### [What the task requires]
Print word for word the first line of the listing below and every line after it, through the line with "const unitLine = [[0, 0], [1, 1]];". Leave out the pictures and the rest.

### Information shown ###

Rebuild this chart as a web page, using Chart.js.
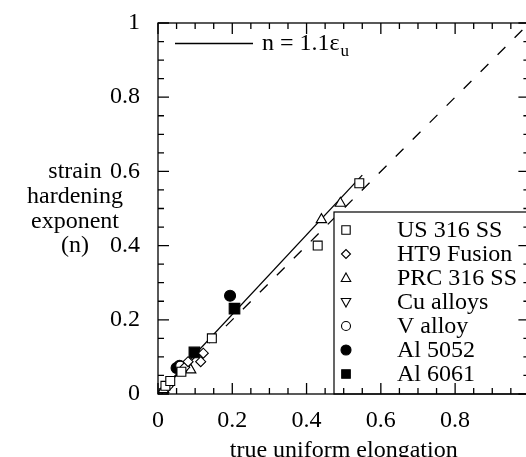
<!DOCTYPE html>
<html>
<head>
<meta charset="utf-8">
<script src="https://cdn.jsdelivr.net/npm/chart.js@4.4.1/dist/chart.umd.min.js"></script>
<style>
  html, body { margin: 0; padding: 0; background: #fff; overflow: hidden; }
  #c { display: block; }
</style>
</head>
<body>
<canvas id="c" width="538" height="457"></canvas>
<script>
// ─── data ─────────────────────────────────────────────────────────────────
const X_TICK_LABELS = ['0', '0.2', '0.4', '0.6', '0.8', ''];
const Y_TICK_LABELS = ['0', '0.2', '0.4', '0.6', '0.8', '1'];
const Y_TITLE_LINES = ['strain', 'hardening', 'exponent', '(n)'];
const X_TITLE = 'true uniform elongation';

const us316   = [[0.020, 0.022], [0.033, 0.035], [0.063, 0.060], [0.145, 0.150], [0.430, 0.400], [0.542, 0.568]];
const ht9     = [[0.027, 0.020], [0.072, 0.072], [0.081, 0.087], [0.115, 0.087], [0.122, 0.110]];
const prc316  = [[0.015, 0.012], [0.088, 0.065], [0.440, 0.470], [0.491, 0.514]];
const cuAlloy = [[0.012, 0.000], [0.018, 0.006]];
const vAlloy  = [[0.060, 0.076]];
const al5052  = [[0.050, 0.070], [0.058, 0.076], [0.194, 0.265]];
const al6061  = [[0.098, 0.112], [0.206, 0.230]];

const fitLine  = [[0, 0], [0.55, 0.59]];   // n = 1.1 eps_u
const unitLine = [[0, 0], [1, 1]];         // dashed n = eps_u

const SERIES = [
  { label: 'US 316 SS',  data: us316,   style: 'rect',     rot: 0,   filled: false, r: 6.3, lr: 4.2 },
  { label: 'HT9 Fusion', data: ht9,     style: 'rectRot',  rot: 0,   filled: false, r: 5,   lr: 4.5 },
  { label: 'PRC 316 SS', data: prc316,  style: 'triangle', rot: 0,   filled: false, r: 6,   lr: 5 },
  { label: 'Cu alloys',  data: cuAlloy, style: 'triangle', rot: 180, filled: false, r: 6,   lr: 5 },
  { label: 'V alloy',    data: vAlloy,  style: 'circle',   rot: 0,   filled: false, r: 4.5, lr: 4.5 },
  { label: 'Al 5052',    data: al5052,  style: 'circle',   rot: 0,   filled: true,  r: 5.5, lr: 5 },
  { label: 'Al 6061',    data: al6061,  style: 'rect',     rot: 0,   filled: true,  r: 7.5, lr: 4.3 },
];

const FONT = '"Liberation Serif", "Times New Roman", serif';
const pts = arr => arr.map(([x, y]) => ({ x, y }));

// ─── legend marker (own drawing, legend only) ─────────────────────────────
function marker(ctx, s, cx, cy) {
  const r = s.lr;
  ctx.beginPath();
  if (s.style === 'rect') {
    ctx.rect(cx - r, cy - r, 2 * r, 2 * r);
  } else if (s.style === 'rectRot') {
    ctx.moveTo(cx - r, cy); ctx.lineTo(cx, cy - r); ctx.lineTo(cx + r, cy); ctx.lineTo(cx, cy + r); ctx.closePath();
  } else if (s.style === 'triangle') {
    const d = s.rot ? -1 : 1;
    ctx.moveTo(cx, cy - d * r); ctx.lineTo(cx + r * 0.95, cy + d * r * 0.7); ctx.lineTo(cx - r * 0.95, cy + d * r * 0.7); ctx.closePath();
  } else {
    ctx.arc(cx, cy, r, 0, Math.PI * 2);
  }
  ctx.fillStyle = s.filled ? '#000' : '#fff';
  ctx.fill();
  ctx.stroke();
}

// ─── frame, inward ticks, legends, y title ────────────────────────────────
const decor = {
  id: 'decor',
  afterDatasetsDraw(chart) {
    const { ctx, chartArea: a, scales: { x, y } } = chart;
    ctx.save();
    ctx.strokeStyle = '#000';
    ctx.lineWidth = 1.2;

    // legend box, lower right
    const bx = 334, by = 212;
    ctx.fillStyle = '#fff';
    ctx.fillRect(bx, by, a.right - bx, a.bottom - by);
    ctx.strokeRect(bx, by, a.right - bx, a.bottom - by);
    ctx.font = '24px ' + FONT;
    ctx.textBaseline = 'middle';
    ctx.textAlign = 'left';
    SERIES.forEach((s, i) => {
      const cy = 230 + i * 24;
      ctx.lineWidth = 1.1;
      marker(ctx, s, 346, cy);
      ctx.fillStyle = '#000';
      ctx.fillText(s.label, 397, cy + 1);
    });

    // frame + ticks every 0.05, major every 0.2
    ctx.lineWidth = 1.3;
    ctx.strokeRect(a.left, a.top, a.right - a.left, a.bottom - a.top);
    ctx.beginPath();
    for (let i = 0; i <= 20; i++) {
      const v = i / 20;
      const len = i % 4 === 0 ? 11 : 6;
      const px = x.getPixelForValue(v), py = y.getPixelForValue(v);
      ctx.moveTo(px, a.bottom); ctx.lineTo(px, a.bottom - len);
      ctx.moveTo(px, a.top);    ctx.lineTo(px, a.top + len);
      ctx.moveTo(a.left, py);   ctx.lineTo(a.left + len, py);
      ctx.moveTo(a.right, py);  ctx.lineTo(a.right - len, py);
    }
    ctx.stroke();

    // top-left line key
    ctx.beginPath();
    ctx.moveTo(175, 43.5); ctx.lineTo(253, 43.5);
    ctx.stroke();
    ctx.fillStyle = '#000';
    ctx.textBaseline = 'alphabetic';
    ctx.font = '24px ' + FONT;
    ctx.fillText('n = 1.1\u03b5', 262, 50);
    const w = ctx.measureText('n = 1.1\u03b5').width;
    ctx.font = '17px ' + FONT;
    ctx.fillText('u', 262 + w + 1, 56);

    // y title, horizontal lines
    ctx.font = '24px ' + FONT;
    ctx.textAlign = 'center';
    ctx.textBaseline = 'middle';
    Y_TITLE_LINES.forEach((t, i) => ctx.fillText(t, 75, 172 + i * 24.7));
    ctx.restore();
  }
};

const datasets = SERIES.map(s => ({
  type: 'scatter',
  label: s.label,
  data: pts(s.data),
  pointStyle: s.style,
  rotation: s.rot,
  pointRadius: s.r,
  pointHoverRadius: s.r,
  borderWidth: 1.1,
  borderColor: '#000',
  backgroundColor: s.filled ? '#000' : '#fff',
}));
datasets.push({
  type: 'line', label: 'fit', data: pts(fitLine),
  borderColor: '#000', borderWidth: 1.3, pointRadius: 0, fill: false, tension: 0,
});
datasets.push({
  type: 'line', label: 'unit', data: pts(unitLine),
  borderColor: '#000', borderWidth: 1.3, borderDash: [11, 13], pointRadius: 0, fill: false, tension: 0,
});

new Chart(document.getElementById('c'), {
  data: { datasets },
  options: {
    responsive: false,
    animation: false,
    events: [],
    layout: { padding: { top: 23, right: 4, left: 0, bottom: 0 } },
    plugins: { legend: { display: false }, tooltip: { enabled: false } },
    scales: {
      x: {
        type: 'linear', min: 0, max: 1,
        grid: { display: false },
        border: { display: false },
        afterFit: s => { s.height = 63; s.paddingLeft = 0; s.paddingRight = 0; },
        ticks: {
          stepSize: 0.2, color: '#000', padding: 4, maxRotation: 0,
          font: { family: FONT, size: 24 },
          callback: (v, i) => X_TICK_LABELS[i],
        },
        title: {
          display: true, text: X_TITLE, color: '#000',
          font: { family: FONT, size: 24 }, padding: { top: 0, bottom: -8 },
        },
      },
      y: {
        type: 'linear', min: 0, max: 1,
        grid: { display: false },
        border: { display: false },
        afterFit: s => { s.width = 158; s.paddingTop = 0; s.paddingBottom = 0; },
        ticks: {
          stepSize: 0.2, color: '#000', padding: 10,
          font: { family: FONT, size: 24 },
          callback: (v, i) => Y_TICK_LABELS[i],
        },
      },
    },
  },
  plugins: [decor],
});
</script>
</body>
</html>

###

### [The output]
Rebuild this chart as a web page, using Chart.js.
<!DOCTYPE html>
<html>
<head>
<meta charset="utf-8">
<script src="https://cdn.jsdelivr.net/npm/chart.js@4.4.1/dist/chart.umd.min.js"></script>
<style>
  html, body { margin: 0; padding: 0; background: #fff; overflow: hidden; }
  #c { display: block; }
</style>
</head>
<body>
<canvas id="c" width="538" height="457"></canvas>
<script>
// ─── data ─────────────────────────────────────────────────────────────────
const X_TICK_LABELS = ['0', '0.2', '0.4', '0.6', '0.8', ''];
const Y_TICK_LABELS = ['0', '0.2', '0.4', '0.6', '0.8', '1'];
const Y_TITLE_LINES = ['strain', 'hardening', 'exponent', '(n)'];
const X_TITLE = 'true uniform elongation';

const us316   = [[0.020, 0.022], [0.033, 0.035], [0.063, 0.060], [0.145, 0.150], [0.430, 0.400], [0.542, 0.568]];
const ht9     = [[0.027, 0.020], [0.072, 0.072], [0.081, 0.087], [0.115, 0.087], [0.122, 0.110]];
const prc316  = [[0.015, 0.012], [0.088, 0.065], [0.440, 0.470], [0.491, 0.514]];
const cuAlloy = [[0.012, 0.000], [0.018, 0.006]];
const vAlloy  = [[0.060, 0.076]];
const al5052  = [[0.050, 0.070], [0.058, 0.076], [0.194, 0.265]];
const al6061  = [[0.098, 0.112], [0.206, 0.230]];

const fitLine  = [[0, 0], [0.55, 0.59]];   // n = 1.1 eps_u
const unitLine = [[0, 0], [1, 1]];         // dashed n = eps_u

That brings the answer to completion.